Given data:
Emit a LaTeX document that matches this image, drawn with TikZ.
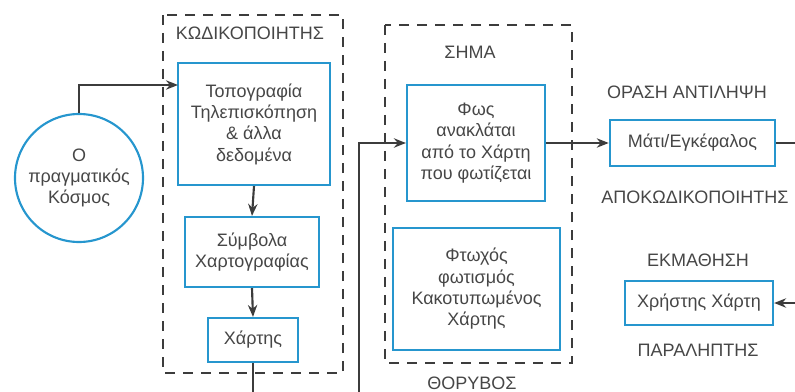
\documentclass[tikz,border=0pt]{standalone}
\usepackage{fontspec}
\setmainfont{Liberation Sans}
\usetikzlibrary{arrows.meta}
\definecolor{mapblue}{RGB}{38,150,206}
\definecolor{linegray}{RGB}{60,60,60}
\definecolor{textgray}{RGB}{70,70,70}

\begin{document}
\begin{tikzpicture}[x=0.75pt,y=-0.75pt,font=\fontsize{13.5}{16}\selectfont,text=textgray]
   \tikzset{box/.style 2 args={draw=mapblue,line width=1.6pt,inner sep=0pt,align=center,minimum width=#1,minimum height=#2}};
   \tikzset{frame/.style={draw=linegray,line width=1.6pt,dash pattern=on 7.5pt off 6pt}};
   \tikzset{link/.style={draw=linegray,line width=1.6pt,-{Stealth[length=9pt,width=7pt]}}};
   \tikzset{tag/.style={inner sep=0pt}};

\useasboundingbox (0,0) rectangle (795,392);
\clip (0,0) rectangle (795,392);

\draw[frame] (163,15) rectangle (343,373);
\draw[frame] (385,25) rectangle (572,363);

\node[draw=mapblue,line width=1.6pt,circle,minimum size=96pt,inner sep=0pt,align=center] (world) at (79,178) {Ο\\πραγματικός\\Κόσμος};

\node[box={114pt}{91.5pt}] (topo) at (254,124) {Τοπογραφία\\Τηλεπισκόπηση\\\& άλλα\\δεδομένα};
\node[box={100.5pt}{52.5pt}] (symb) at (252,252) {Σύμβολα\\Χαρτογραφίας};
\node[box={67.5pt}{33pt}] (chart) at (253,340) {Χάρτης};

\node[box={103.5pt}{87pt}] (light) at (476,143) {Φως\\ανακλάται\\από το Χάρτη\\που φωτίζεται};
\node[box={125pt}{91.5pt}] (noise) at (476.5,289) {Φτωχός\\φωτισμός\\Κακοτυπωμένος\\Χάρτης};

\node[box={124pt}{35pt}] (eye) at (692.5,143) {Μάτι/Εγκέφαλος};
\node[box={111pt}{33pt}] (user) at (699,303) {Χρήστης Χάρτη};

%labels-----------------
\node[tag] (enc) at (250,33) {ΚΩΔΙΚΟΠΟΙΗΤΗΣ};
\node[tag] (sig) at (470,52) {ΣΗΜΑ};
\node[tag] (noi) at (472,383) {ΘΟΡΥΒΟΣ};
\node[tag] (vis) at (687,92) {ΟΡΑΣΗ ΑΝΤΙΛΗΨΗ};
\node[tag] (dec) at (695,197) {ΑΠΟΚΩΔΙΚΟΠΟΙΗΤΗΣ};
\node[tag] (lea) at (698,260) {ΕΚΜΑΘΗΣΗ};
\node[tag] (rec) at (698,350) {ΠΑΡΑΛΗΠΤΗΣ};

%E-----------------------
\coordinate (topoin) at (178,85);
\coordinate (low) at (359,410);
\coordinate (turn) at (815,220);

\draw[link] (world.north) |- (topoin);
\foreach \a/\b in {topo/symb,symb/chart}{
    \draw[link] (\a.south) -- (\b.north);
}
\draw[link] (chart.south) |- (low) |- (light.west);
\draw[link] (light.east) -- (eye.west);
\draw[link] (eye.east) -| (turn) |- (user.east);

\end{tikzpicture}
\end{document}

Task requirements: Write out the listing above exactly as it stands, pictures excluded.

Result of the exercise:
Emit a LaTeX document that matches this image, drawn with TikZ.
\documentclass[tikz,border=0pt]{standalone}
\usepackage{fontspec}
\setmainfont{Liberation Sans}
\usetikzlibrary{arrows.meta}
\definecolor{mapblue}{RGB}{38,150,206}
\definecolor{linegray}{RGB}{60,60,60}
\definecolor{textgray}{RGB}{70,70,70}

\begin{document}
\begin{tikzpicture}[x=0.75pt,y=-0.75pt,font=\fontsize{13.5}{16}\selectfont,text=textgray]
   \tikzset{box/.style 2 args={draw=mapblue,line width=1.6pt,inner sep=0pt,align=center,minimum width=#1,minimum height=#2}};
   \tikzset{frame/.style={draw=linegray,line width=1.6pt,dash pattern=on 7.5pt off 6pt}};
   \tikzset{link/.style={draw=linegray,line width=1.6pt,-{Stealth[length=9pt,width=7pt]}}};
   \tikzset{tag/.style={inner sep=0pt}};

\useasboundingbox (0,0) rectangle (795,392);
\clip (0,0) rectangle (795,392);

\draw[frame] (163,15) rectangle (343,373);
\draw[frame] (385,25) rectangle (572,363);

\node[draw=mapblue,line width=1.6pt,circle,minimum size=96pt,inner sep=0pt,align=center] (world) at (79,178) {Ο\\πραγματικός\\Κόσμος};

\node[box={114pt}{91.5pt}] (topo) at (254,124) {Τοπογραφία\\Τηλεπισκόπηση\\\& άλλα\\δεδομένα};
\node[box={100.5pt}{52.5pt}] (symb) at (252,252) {Σύμβολα\\Χαρτογραφίας};
\node[box={67.5pt}{33pt}] (chart) at (253,340) {Χάρτης};

\node[box={103.5pt}{87pt}] (light) at (476,143) {Φως\\ανακλάται\\από το Χάρτη\\που φωτίζεται};
\node[box={125pt}{91.5pt}] (noise) at (476.5,289) {Φτωχός\\φωτισμός\\Κακοτυπωμένος\\Χάρτης};

\node[box={124pt}{35pt}] (eye) at (692.5,143) {Μάτι/Εγκέφαλος};
\node[box={111pt}{33pt}] (user) at (699,303) {Χρήστης Χάρτη};

%labels-----------------
\node[tag] (enc) at (250,33) {ΚΩΔΙΚΟΠΟΙΗΤΗΣ};
\node[tag] (sig) at (470,52) {ΣΗΜΑ};
\node[tag] (noi) at (472,383) {ΘΟΡΥΒΟΣ};
\node[tag] (vis) at (687,92) {ΟΡΑΣΗ ΑΝΤΙΛΗΨΗ};
\node[tag] (dec) at (695,197) {ΑΠΟΚΩΔΙΚΟΠΟΙΗΤΗΣ};
\node[tag] (lea) at (698,260) {ΕΚΜΑΘΗΣΗ};
\node[tag] (rec) at (698,350) {ΠΑΡΑΛΗΠΤΗΣ};

%E-----------------------
\coordinate (topoin) at (178,85);
\coordinate (low) at (359,410);
\coordinate (turn) at (815,220);

\draw[link] (world.north) |- (topoin);
\foreach \a/\b in {topo/symb,symb/chart}{
    \draw[link] (\a.south) -- (\b.north);
}
\draw[link] (chart.south) |- (low) |- (light.west);
\draw[link] (light.east) -- (eye.west);
\draw[link] (eye.east) -| (turn) |- (user.east);

\end{tikzpicture}
\end{document}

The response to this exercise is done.